На белорусский язык я переходил несколько раз. Первый раз, начитавшись того самого Короткевича в 14–15 лет. Детонатором для меня стал классный руководитель Николай Николаевич, который рассказал нам про глобализацию, про то, что языки вымирают, и что от таких вот бесперспективных и вымирающих, вроде белорусского, лучше отказаться. Тут мне попала то ли шлея под хвост, то ли игла в задницу, и оставшиеся два года школы в совершенно русскоязычном классе я ему на истории и обществоведении отвечал исключительно по-белорусски. Полтора года он меня ненавидел, а потом даже как-то зауважал.

Когда Советский Союз начал разваливаться, стало понятно, что страны-соседки, которые свою независимость выстрадали, никогда никому и ни при каких обстоятельствах ее просто так не отдадут. А вот независимость Беларуси — просто счастливая для нас ошибка московских идеологов: случись тогда политик на букву П, не знаю, в ту ли сторону пошла бы история. Тем не менее первые три года белорусская независимость имела более-менее белорусский облик. С трибун было сказано много красивых слов, и всем казалось, что из этих разговоров вот прямо сейчас возникнет какое-то прекрасное будущее. Но в результате в Минске переименовали всего четыре улицы, а остальные до сих пор носят имена сталинских убийц и коммунистов всего мира.

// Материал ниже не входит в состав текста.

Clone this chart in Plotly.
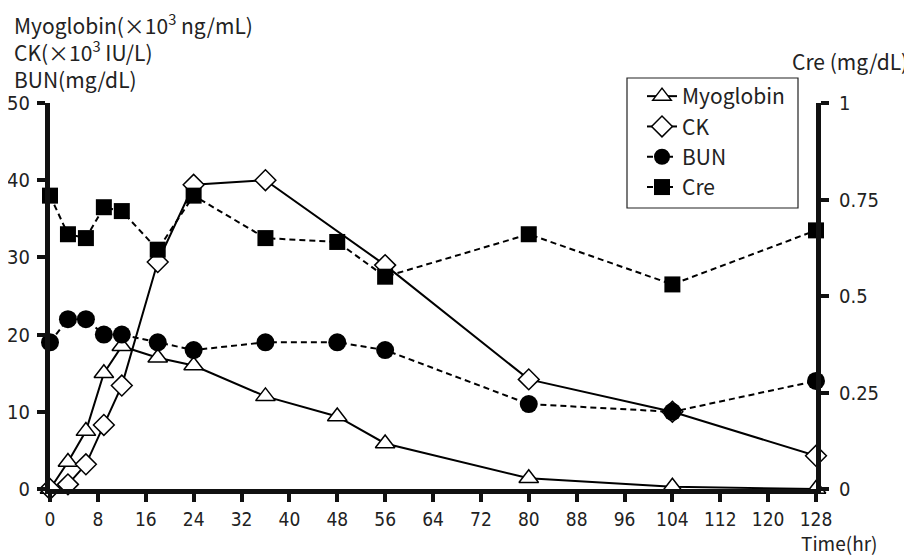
import plotly.graph_objects as go

time_hr = [0, 3, 6, 9, 12, 18, 24, 36, 48, 56, 80, 104, 128]
myoglobin = [0, 3.5, 7.5, 15, 18.5, 17, 16, 12, 9.4, 5.9, 1.4, 0.3, 0]
ck_times = [0, 3, 6, 9, 12, 18, 24, 36, 56, 80, 104, 128]
ck = [0, 0.6, 3.2, 8.3, 13.4, 29.4, 39.4, 40, 29, 14.2, 10, 4.3]
bun = [19, 22, 22, 20, 20, 19, 18, 19, 19, 18, 11, 10, 14]
cre = [0.76, 0.66, 0.65, 0.73, 0.72, 0.62, 0.76, 0.65, 0.64, 0.55, 0.66, 0.53, 0.67]

x_ticks = list(range(0, 129, 8))
left_ticks = [0, 10, 20, 30, 40, 50]
right_ticks = [0, 0.25, 0.5, 0.75, 1]
right_ticktext = ["0", "0.25", "0.5", "0.75", "1"]

TICKFONT = dict(family="Liberation Sans Narrow, DejaVu Sans Condensed, sans-serif", size=20, color="#222")
TEXTFONT = dict(family="Noto Sans CJK JP, sans-serif", size=21, color="#222")

# page body has an 8px margin; all pixel positions below are window pixels
OFF = 8
W, H = 912, 555
L, R, T, B = 50, 816, 103, 489

fig = go.Figure()
fig.add_trace(go.Scatter(
    x=time_hr, y=myoglobin, name="Myoglobin", mode="lines+markers",
    line=dict(color="black", width=2),
    marker=dict(symbol="triangle-up", size=17, color="white", line=dict(color="black", width=1.5)),
    cliponaxis=False))
fig.add_trace(go.Scatter(
    x=ck_times, y=ck, name="CK", mode="lines+markers",
    line=dict(color="black", width=2),
    marker=dict(symbol="diamond", size=16, color="white", line=dict(color="black", width=1.5)),
    cliponaxis=False))
fig.add_trace(go.Scatter(
    x=time_hr, y=bun, name="BUN", mode="lines+markers",
    line=dict(color="black", width=2, dash="6px,4px"),
    marker=dict(symbol="circle", size=18, color="black"),
    cliponaxis=False))
fig.add_trace(go.Scatter(
    x=time_hr, y=cre, name="Cre", mode="lines+markers", yaxis="y2",
    line=dict(color="black", width=2, dash="6px,4px"),
    marker=dict(symbol="square", size=16, color="black"),
    cliponaxis=False))


def px(x):
    return (x - L) / (R - L)


def py(y):
    return (B - y) / (B - T)


def ann(text, x, y, xanchor, size=21, yanchor="middle", align="left"):
    return dict(text=text, x=px(x), y=py(y), xref="paper", yref="paper",
                xanchor=xanchor, yanchor=yanchor, align=align, showarrow=False,
                font=dict(TEXTFONT, size=size))


axis_common = dict(ticks="outside", ticklen=8, tickwidth=4, tickcolor="#111",
                   showline=True, linewidth=5, linecolor="#111", automargin=False,
                   showgrid=False, zeroline=False, tickfont=TICKFONT)

left_title = "Myoglobin(×10<sup>3</sup> ng/mL)<br>CK(×10<sup>3</sup> IU/L)<br>BUN(mg/dL)"

fig.update_layout(
    width=W - OFF, height=H - OFF,
    margin=dict(l=L - OFF, r=W - R, t=T - OFF, b=H - B, pad=0, autoexpand=False),
    plot_bgcolor="white", paper_bgcolor="white",
    showlegend=True,
    legend=dict(x=px(642), y=py(76), xanchor="left", yanchor="top",
                borderwidth=0, bgcolor="rgba(0,0,0,0)",
                font=dict(family="Noto Sans CJK JP, sans-serif", size=21, color="#222"),
                itemwidth=30, tracegroupgap=0),
    xaxis=dict(range=[0, 128], tickvals=x_ticks, ticklabelstandoff=1,
               **dict(axis_common, tickfont=dict(TICKFONT, size=19))),
    yaxis=dict(range=[0, 50], tickvals=left_ticks, ticklabelstandoff=3, **axis_common),
    yaxis2=dict(range=[0, 1], tickvals=right_ticks, ticktext=right_ticktext, overlaying="y",
                side="right", ticklabelstandoff=6, **axis_common),
    shapes=[dict(type="rect", xref="paper", yref="paper",
                 x0=px(627), x1=px(798), y0=py(78), y1=py(208),
                 line=dict(color="#222", width=1.2), fillcolor="rgba(0,0,0,0)")],
    annotations=[
        ann(left_title, 12, 51, "left"),
        ann("Cre (mg/dL)", 910, 61, "right"),
        ann("Time(hr)", 879, 542, "right", size=19),
    ],
)

fig.write_html("out.html")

У Лукашенко, как у всякого, мягко выражаясь, не-интеллектуала, есть свой механизм компенсации, а именно — сильнейший политический инстинкт. Трагические события в Украине привели к тому, что он стал по-другому смотреть на Россию и, соответственно, на Беларусь. Раньше Лукашенко в большом количестве продуцировал лозунги братства, пытаясь обменять их на скидки на нефть и газ. Кремль его мог ненавидеть, а скорее презирать, в грош не ставить, но вынужден был соглашаться на эту демагогию. Теперь даже до нашей власти дошло: за последние 20 лет национальная идентичность размылась настолько, что для того, чтобы овладеть Беларусью, Путину даже не понадобится вести войну, а значит, надо что-то изменить в идеологии.